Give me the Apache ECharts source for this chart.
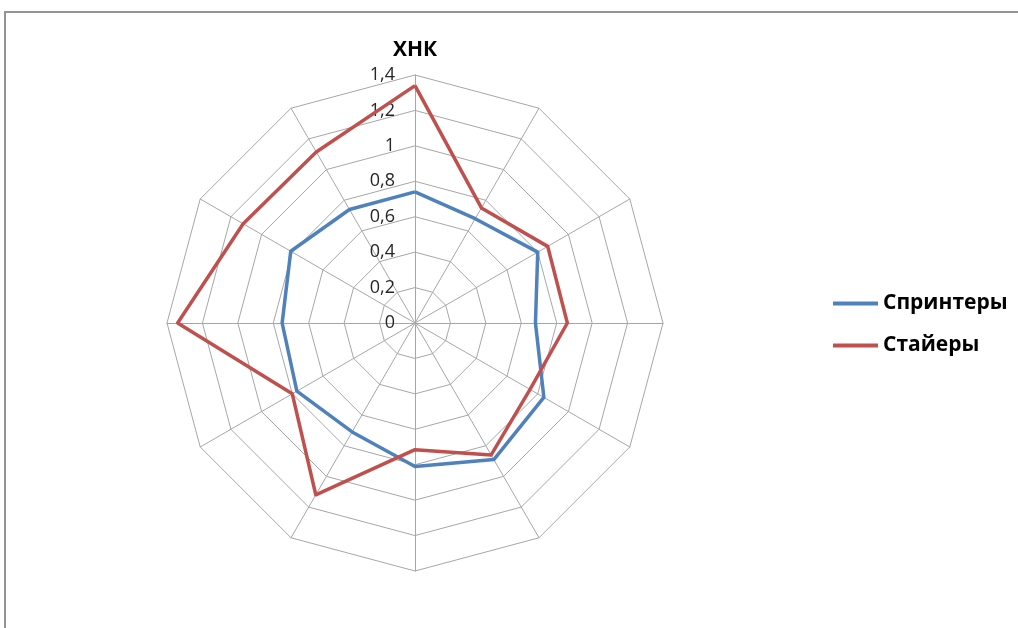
<!DOCTYPE html>
<html>
<head>
<meta charset="utf-8">
<script src="https://cdn.jsdelivr.net/npm/echarts@6/dist/echarts.min.js"></script>
<style>
  html, body { margin: 0; padding: 0; background: #fff; overflow: hidden; }
  #myChart { width: 1018px; height: 628px; }
  #frame {
    position: absolute; left: 4px; top: 11px; width: 1100px; height: 700px;
    border: 2px solid #939393; pointer-events: none;
  }
</style>
</head>
<body>
<div id="myChart"></div>
<div id="frame"></div>
<script>
// spokes, clockwise from the top (only the first one is named)
const indicatorNames = ['ХНК', '', '', '', '', '', '', '', '', '', '', ''];
const seriesNames = ['Спринтеры', 'Стайеры'];
// values per spoke, clockwise from the top
const sprinters = [0.74, 0.68, 0.80, 0.68, 0.84, 0.89, 0.81, 0.71, 0.77, 0.75, 0.81, 0.74];
const stayers = [1.34, 0.75, 0.865, 0.86, 0.75, 0.86, 0.715, 1.12, 0.80, 1.34, 1.12, 1.115];
const axisMax = 1.4;
const axisSplits = 7;

// echarts lays the spokes out counter-clockwise, so keep the first and flip the rest
const toEcharts = arr => [arr[0]].concat(arr.slice(1).reverse());

const myChart = echarts.init(document.getElementById('myChart'));
const center = [415, 323];
const radius = 248;

myChart.setOption({
  animation: false,
  color: ['#4f81bd', '#c0504d'],
  legend: {
    orient: 'vertical',
    left: 828,
    top: 288,
    itemGap: 21,
    itemWidth: 45,
    itemHeight: 4,
    icon: 'rect',
    textStyle: {
      fontFamily: 'Open Sans',
      fontWeight: 'bold',
      fontSize: 21,
      color: '#000'
    },
    data: seriesNames
  },
  radar: [
    {
      center: center,
      radius: radius,
      startAngle: 90,
      shape: 'polygon',
      splitNumber: axisSplits,
      indicator: toEcharts(indicatorNames).map(n => ({ name: n, min: 0, max: axisMax })),
      axisName: {
        color: '#000',
        fontFamily: 'Open Sans',
        fontWeight: 'bold',
        fontSize: 21
      },
      nameGap: 14,
      axisLine: { lineStyle: { color: '#a6a6a6', width: 1 } },
      splitLine: { lineStyle: { color: '#a6a6a6', width: 1 } },
      splitArea: { show: false },
      axisLabel: { show: false }
    },
    {
      // only carries the tick labels of the top spoke
      center: center,
      radius: radius,
      startAngle: 90,
      shape: 'polygon',
      splitNumber: axisSplits,
      indicator: [{ name: '', min: 0, max: axisMax }],
      axisName: { show: false },
      axisLine: { show: false },
      splitLine: { show: false },
      splitArea: { show: false },
      axisTick: { show: false },
      axisLabel: {
        show: true,
        showMinLabel: true,
        showMaxLabel: true,
        margin: 20,
        fontFamily: 'Open Sans',
        fontSize: 18,
        color: '#262626',
        formatter: v => String(Math.round(v * 10) / 10).replace('.', ',')
      }
    }
  ],
  series: [
    {
      type: 'radar',
      radarIndex: 0,
      symbol: 'none',
      lineStyle: { width: 3.5 },
      data: [
        { name: seriesNames[0], value: toEcharts(sprinters), lineStyle: { color: '#4f81bd', width: 3.5 } },
        { name: seriesNames[1], value: toEcharts(stayers), lineStyle: { color: '#c0504d', width: 3.5 } }
      ]
    }
  ]
});

window.onresize = function () {
  myChart.resize();
};
</script>
</body>
</html>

• Short task:
Only lines belong in the copy: transcribe those from the start of the data through the line that contains "const axisSplits = 7;", and skip the pictures.

• Reply:
Give me the Apache ECharts source for this chart.
<!DOCTYPE html>
<html>
<head>
<meta charset="utf-8">
<script src="https://cdn.jsdelivr.net/npm/echarts@6/dist/echarts.min.js"></script>
<style>
  html, body { margin: 0; padding: 0; background: #fff; overflow: hidden; }
  #myChart { width: 1018px; height: 628px; }
  #frame {
    position: absolute; left: 4px; top: 11px; width: 1100px; height: 700px;
    border: 2px solid #939393; pointer-events: none;
  }
</style>
</head>
<body>
<div id="myChart"></div>
<div id="frame"></div>
<script>
// spokes, clockwise from the top (only the first one is named)
const indicatorNames = ['ХНК', '', '', '', '', '', '', '', '', '', '', ''];
const seriesNames = ['Спринтеры', 'Стайеры'];
// values per spoke, clockwise from the top
const sprinters = [0.74, 0.68, 0.80, 0.68, 0.84, 0.89, 0.81, 0.71, 0.77, 0.75, 0.81, 0.74];
const stayers = [1.34, 0.75, 0.865, 0.86, 0.75, 0.86, 0.715, 1.12, 0.80, 1.34, 1.12, 1.115];
const axisMax = 1.4;
const axisSplits = 7;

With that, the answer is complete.